Day 174

And so we bring to a close the pleasant interlude known as Reading Week–a time of quiet contemplation, re-dedication to longterm goals, refocussing and strengthening of purpose, and working on crosswords.

It was also an opportunity to think about education. Having been out of school for many years, I have found the reintroducton to a learning environment to be very interesting. Just finishing those mid-terms last week brought to mind the the whole idea of memorization, for instance.

In Peggy Sue Got Married, Kathleen Turner says “I happen to know I will NEVER need to use algebra in the future and I speak from experience!”

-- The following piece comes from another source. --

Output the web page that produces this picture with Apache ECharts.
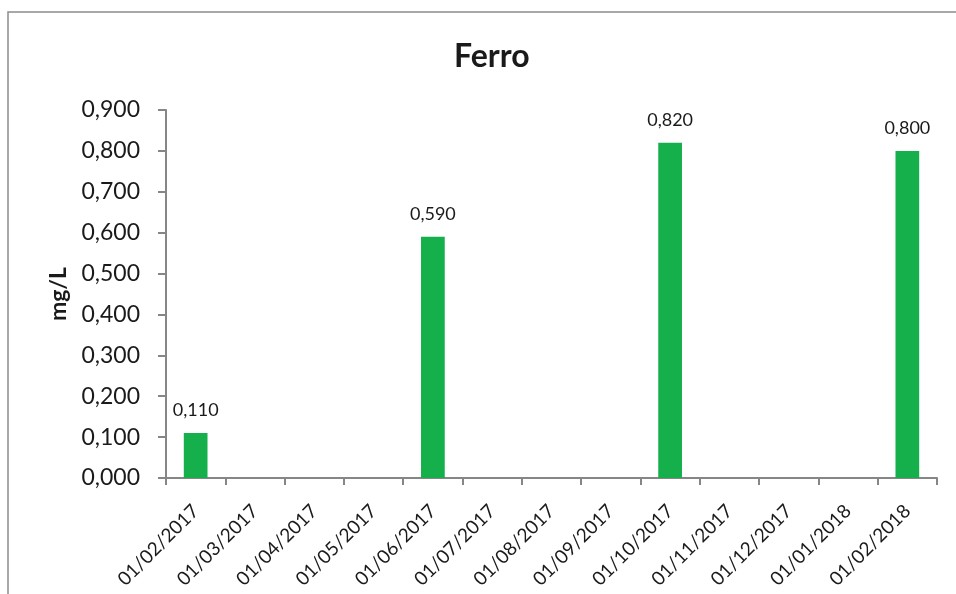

Likewise the ability to memorize everything. When I was a student, I assumed that the ability to memorize vast amounts of information and then regurgitate it without access to notes or books was a life skill I would need every day of my life. Many years in the workplace have proven the opposite. Once you have a job, the only things you have to commit to memory are:

  • “Here’s where the emergency cut-off switch is.”
  • “In case of a fire, that’s the exit.”
  • “Cut-off shorts are not acceptable on casual Fridays.”

In all other cases, it’s perfectly acceptable in the workplace to take notes during meetings and then refer to the notes when needed. Or to ask someone else. Or to look up the answer in a book or on-line.

My father was a high school chemistry and physics teacher whose final exams were always “open book”–you could go into the exam with your notes, your friend’s notes, multiple text books, the entire Encyclopedia Britannica, and anything else that you could lug into the exam room. Despite this, some people still failed the exam. All the available resources in the world wouldn’t help if you had cut too many classes and blown off too much homework. There was just no way to teach yourself ten months of course material during the exam. You either knew how to approach each problem, or you didn’t have a clue. You either knew where to look in your notes to recheck a formula, or you spent precious minutes aimlessly flipping through the textbook. In the end, my father’s open book exams didn’t test us on our ability to memorize, but whether we had truly digested the concepts and problem-solving skills that had been presented in class.

It has been very interesting to see how many teachers still rely on testing our ability to memorize a mass of facts as a means of evaluating our progress.